*Your task*: Copy out every record precisely.

*Dataset records*:
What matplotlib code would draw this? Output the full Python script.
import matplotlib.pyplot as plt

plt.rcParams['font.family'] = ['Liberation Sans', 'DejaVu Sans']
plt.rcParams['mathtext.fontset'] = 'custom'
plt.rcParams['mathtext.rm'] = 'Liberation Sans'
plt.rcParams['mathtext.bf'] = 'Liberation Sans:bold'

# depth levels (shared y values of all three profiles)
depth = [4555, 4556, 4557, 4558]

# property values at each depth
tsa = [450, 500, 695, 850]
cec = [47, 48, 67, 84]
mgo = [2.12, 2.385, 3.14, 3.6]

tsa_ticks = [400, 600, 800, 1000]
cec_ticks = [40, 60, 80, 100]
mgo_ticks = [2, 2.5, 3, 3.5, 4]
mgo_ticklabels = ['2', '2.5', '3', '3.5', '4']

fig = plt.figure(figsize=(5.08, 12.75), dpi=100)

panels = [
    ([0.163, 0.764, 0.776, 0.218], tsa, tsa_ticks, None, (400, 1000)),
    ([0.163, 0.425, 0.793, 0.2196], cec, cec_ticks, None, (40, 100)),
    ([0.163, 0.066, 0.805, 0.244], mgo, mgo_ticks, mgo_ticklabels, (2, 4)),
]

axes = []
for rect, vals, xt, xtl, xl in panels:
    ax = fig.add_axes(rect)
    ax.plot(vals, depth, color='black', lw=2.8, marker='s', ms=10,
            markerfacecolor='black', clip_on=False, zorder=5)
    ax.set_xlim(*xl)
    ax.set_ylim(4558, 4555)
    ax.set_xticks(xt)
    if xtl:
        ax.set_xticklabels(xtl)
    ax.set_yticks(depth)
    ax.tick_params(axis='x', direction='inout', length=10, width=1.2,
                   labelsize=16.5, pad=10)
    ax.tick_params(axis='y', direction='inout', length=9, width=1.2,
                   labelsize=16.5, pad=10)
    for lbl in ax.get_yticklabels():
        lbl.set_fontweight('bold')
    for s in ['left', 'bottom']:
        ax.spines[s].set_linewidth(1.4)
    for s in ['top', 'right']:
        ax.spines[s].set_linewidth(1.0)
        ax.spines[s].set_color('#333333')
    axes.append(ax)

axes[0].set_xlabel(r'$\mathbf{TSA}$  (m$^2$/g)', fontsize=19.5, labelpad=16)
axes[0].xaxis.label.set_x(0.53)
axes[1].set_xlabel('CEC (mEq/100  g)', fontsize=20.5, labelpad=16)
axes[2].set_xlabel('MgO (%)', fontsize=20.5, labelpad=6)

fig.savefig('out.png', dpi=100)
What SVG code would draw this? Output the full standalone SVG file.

*The response*:
What matplotlib code would draw this? Output the full Python script.
import matplotlib.pyplot as plt

plt.rcParams['font.family'] = ['Liberation Sans', 'DejaVu Sans']
plt.rcParams['mathtext.fontset'] = 'custom'
plt.rcParams['mathtext.rm'] = 'Liberation Sans'
plt.rcParams['mathtext.bf'] = 'Liberation Sans:bold'

# depth levels (shared y values of all three profiles)
depth = [4555, 4556, 4557, 4558]

# property values at each depth
tsa = [450, 500, 695, 850]
cec = [47, 48, 67, 84]
mgo = [2.12, 2.385, 3.14, 3.6]

tsa_ticks = [400, 600, 800, 1000]
cec_ticks = [40, 60, 80, 100]
mgo_ticks = [2, 2.5, 3, 3.5, 4]
mgo_ticklabels = ['2', '2.5', '3', '3.5', '4']

fig = plt.figure(figsize=(5.08, 12.75), dpi=100)

panels = [
    ([0.163, 0.764, 0.776, 0.218], tsa, tsa_ticks, None, (400, 1000)),
    ([0.163, 0.425, 0.793, 0.2196], cec, cec_ticks, None, (40, 100)),
    ([0.163, 0.066, 0.805, 0.244], mgo, mgo_ticks, mgo_ticklabels, (2, 4)),
]

axes = []
for rect, vals, xt, xtl, xl in panels:
    ax = fig.add_axes(rect)
    ax.plot(vals, depth, color='black', lw=2.8, marker='s', ms=10,
            markerfacecolor='black', clip_on=False, zorder=5)
    ax.set_xlim(*xl)
    ax.set_ylim(4558, 4555)
    ax.set_xticks(xt)
    if xtl:
        ax.set_xticklabels(xtl)
    ax.set_yticks(depth)
    ax.tick_params(axis='x', direction='inout', length=10, width=1.2,
                   labelsize=16.5, pad=10)
    ax.tick_params(axis='y', direction='inout', length=9, width=1.2,
                   labelsize=16.5, pad=10)
    for lbl in ax.get_yticklabels():
        lbl.set_fontweight('bold')
    for s in ['left', 'bottom']:
        ax.spines[s].set_linewidth(1.4)
    for s in ['top', 'right']:
        ax.spines[s].set_linewidth(1.0)
        ax.spines[s].set_color('#333333')
    axes.append(ax)

axes[0].set_xlabel(r'$\mathbf{TSA}$  (m$^2$/g)', fontsize=19.5, labelpad=16)
axes[0].xaxis.label.set_x(0.53)
axes[1].set_xlabel('CEC (mEq/100  g)', fontsize=20.5, labelpad=16)
axes[2].set_xlabel('MgO (%)', fontsize=20.5, labelpad=6)

fig.savefig('out.png', dpi=100)
What SVG code would draw this? Output the full standalone SVG file.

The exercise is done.